-- Begin SUPPLIED DATA --

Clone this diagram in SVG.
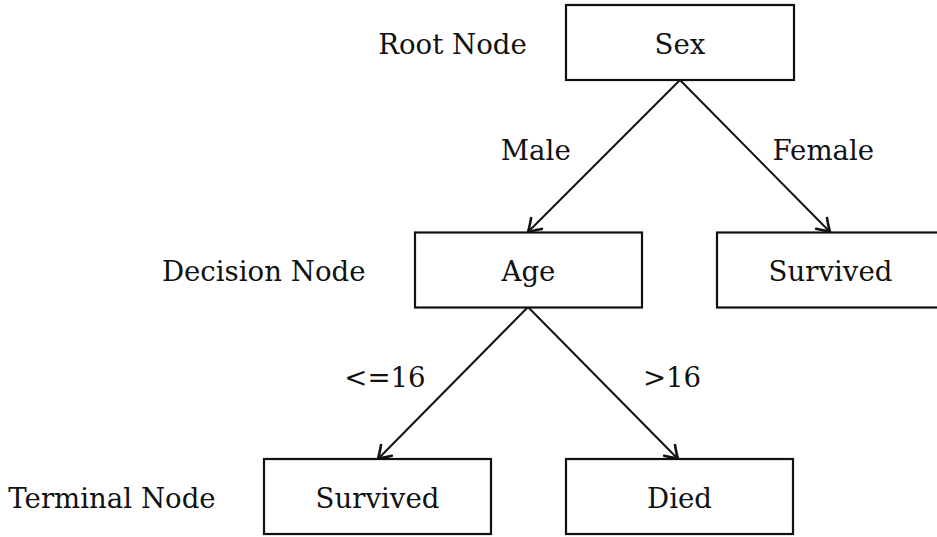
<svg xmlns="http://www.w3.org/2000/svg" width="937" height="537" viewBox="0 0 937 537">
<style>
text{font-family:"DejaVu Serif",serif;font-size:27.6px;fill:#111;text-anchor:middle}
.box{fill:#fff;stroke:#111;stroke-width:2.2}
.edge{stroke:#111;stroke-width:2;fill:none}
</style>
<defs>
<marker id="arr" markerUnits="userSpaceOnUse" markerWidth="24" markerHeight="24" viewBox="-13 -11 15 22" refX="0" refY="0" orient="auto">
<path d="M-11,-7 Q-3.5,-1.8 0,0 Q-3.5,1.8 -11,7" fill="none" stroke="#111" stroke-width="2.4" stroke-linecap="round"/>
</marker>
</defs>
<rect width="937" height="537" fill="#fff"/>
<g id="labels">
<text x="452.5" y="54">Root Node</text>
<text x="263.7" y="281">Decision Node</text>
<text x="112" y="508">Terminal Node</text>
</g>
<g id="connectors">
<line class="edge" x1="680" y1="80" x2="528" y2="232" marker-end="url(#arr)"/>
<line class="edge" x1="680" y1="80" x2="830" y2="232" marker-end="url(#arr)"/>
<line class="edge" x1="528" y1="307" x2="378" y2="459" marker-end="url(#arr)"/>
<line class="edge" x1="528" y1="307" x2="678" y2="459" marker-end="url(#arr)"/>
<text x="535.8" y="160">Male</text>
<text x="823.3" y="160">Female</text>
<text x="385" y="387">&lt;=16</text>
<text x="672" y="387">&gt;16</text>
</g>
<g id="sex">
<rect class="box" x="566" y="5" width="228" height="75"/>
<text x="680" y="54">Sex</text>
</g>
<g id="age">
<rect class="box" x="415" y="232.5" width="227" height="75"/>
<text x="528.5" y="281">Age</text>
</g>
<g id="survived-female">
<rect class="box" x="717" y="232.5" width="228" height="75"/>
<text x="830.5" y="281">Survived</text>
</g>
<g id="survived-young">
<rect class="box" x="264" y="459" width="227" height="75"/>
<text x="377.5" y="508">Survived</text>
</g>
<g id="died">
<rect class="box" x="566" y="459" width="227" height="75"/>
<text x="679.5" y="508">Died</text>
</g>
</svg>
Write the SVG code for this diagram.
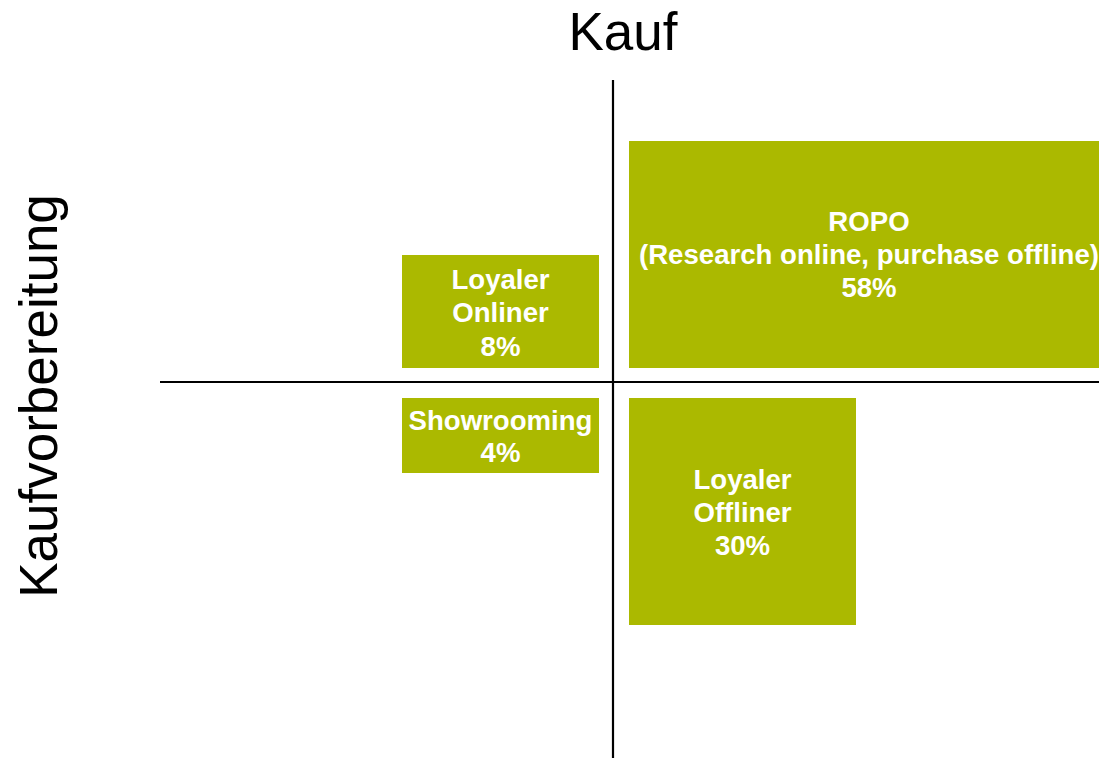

-- End SUPPLIED DATA --

CHALLENGE: Output, exactly, all the records above; include no pictures.

ANSWER:
Clone this diagram in SVG.
<svg xmlns="http://www.w3.org/2000/svg" width="937" height="537" viewBox="0 0 937 537">
<style>
text{font-family:"DejaVu Serif",serif;font-size:27.6px;fill:#111;text-anchor:middle}
.box{fill:#fff;stroke:#111;stroke-width:2.2}
.edge{stroke:#111;stroke-width:2;fill:none}
</style>
<defs>
<marker id="arr" markerUnits="userSpaceOnUse" markerWidth="24" markerHeight="24" viewBox="-13 -11 15 22" refX="0" refY="0" orient="auto">
<path d="M-11,-7 Q-3.5,-1.8 0,0 Q-3.5,1.8 -11,7" fill="none" stroke="#111" stroke-width="2.4" stroke-linecap="round"/>
</marker>
</defs>
<rect width="937" height="537" fill="#fff"/>
<g id="labels">
<text x="452.5" y="54">Root Node</text>
<text x="263.7" y="281">Decision Node</text>
<text x="112" y="508">Terminal Node</text>
</g>
<g id="connectors">
<line class="edge" x1="680" y1="80" x2="528" y2="232" marker-end="url(#arr)"/>
<line class="edge" x1="680" y1="80" x2="830" y2="232" marker-end="url(#arr)"/>
<line class="edge" x1="528" y1="307" x2="378" y2="459" marker-end="url(#arr)"/>
<line class="edge" x1="528" y1="307" x2="678" y2="459" marker-end="url(#arr)"/>
<text x="535.8" y="160">Male</text>
<text x="823.3" y="160">Female</text>
<text x="385" y="387">&lt;=16</text>
<text x="672" y="387">&gt;16</text>
</g>
<g id="sex">
<rect class="box" x="566" y="5" width="228" height="75"/>
<text x="680" y="54">Sex</text>
</g>
<g id="age">
<rect class="box" x="415" y="232.5" width="227" height="75"/>
<text x="528.5" y="281">Age</text>
</g>
<g id="survived-female">
<rect class="box" x="717" y="232.5" width="228" height="75"/>
<text x="830.5" y="281">Survived</text>
</g>
<g id="survived-young">
<rect class="box" x="264" y="459" width="227" height="75"/>
<text x="377.5" y="508">Survived</text>
</g>
<g id="died">
<rect class="box" x="566" y="459" width="227" height="75"/>
<text x="679.5" y="508">Died</text>
</g>
</svg>
Write the SVG code for this diagram.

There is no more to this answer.